Search code examples
apache-sparkapache-kafkaspark-structured-streaming

Max offsets in each Micro Batch


I have a streaming executing in the default trigger. My goal is to limit the volume read in each of these executions to avoid a huge micro batch. Sometimes my Spark Jobs stop the whole weekend, so when I restart them, they take so long to finish the first one. I also persist the Dataframes 'cause this is written in 2 databases. Two approaches were tested.

Official docs says that maxOffsetsPerTrigger limit the number of offsets processed per trigger interval, but that did not work for me. Did I misunderstood the meaning of this param?

  val read = spark
  .readStream
  .format("kafka")
  .option("kafka.bootstrap.servers", kafkaServers)
  .option("subscribe", kafkaTopic)
  .option("startingOffsets", "latest")
  .option("failOnDataLoss", "false")
  .option("maxOffsetsPerTrigger", "1")
  .load()

Also, I read this answer, but I do not know where and how to set max.poll.records correctly. I tried in the option of the readStream with no success. Code below:

  val read = spark
  .readStream
  .format("kafka")
  .option("kafka.bootstrap.servers", kafkaServers)
  .option("subscribe", kafkaTopic)
  .option("startingOffsets", "latest")
  .option("failOnDataLoss", "false")
  .option("max.poll.records", "1")
  .load()

Main function:

override def execute(spark: SparkSession, args: Array[String]): Unit = {
    val basePath: String = args(0)
    val kafkaServers: String = args(1)
    val kafkaTopic: String = args(2)
    val checkpoint: String = args(3)

    val read = spark
      .readStream
      .format("kafka")
      .option("kafka.bootstrap.servers", kafkaServers)
      .option("subscribe", kafkaTopic)
      .option("startingOffsets", "latest")
      .option("failOnDataLoss", "false")
      .option("maxOffsetsPerTrigger", "1")
      .load()

    val transformed = read
      .transform(applySchema)
      .transform(conversions)
      .transform(dropDuplicates)
      .transform(partitioning)

    val sink = new FileSystemSink(basePath)
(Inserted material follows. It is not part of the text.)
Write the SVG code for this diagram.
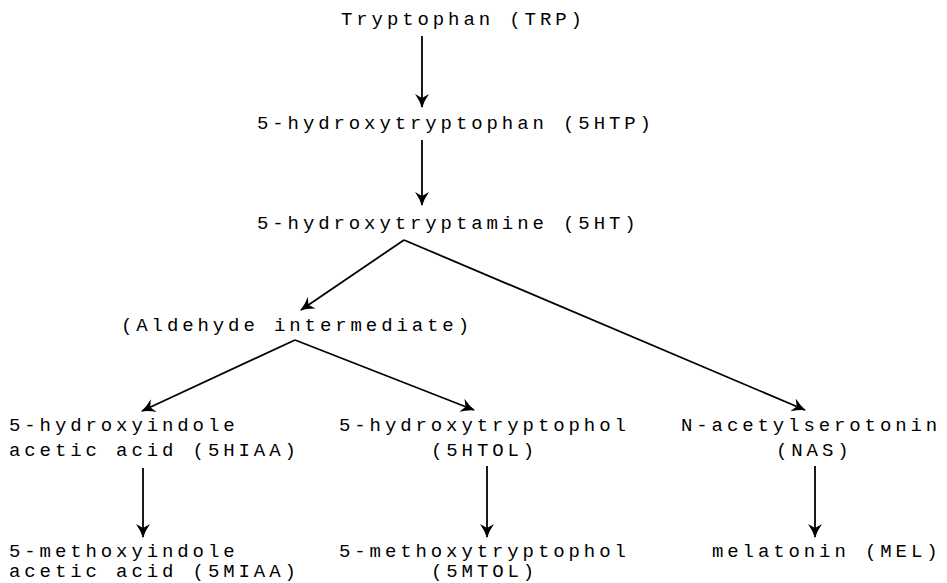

    val query = transformed
      .writeStream
      .outputMode(OutputMode.Append)
      .foreachBatch(sink.writeOnS3 _)
      .option("checkpointLocation", f"$basePath/checkpoints/$checkpoint")
      .start()

    query.awaitTermination()
  }

Besides the questions above, what is the correct way to limit offsets?

Spark Version: 2.4.5.


Solution

  • I tested again and maxOffsetsPerTrigger worked just fine. I misunderstood the result of the trigger and now it makes sense. The param means the total offsets read, not the offsets per partition.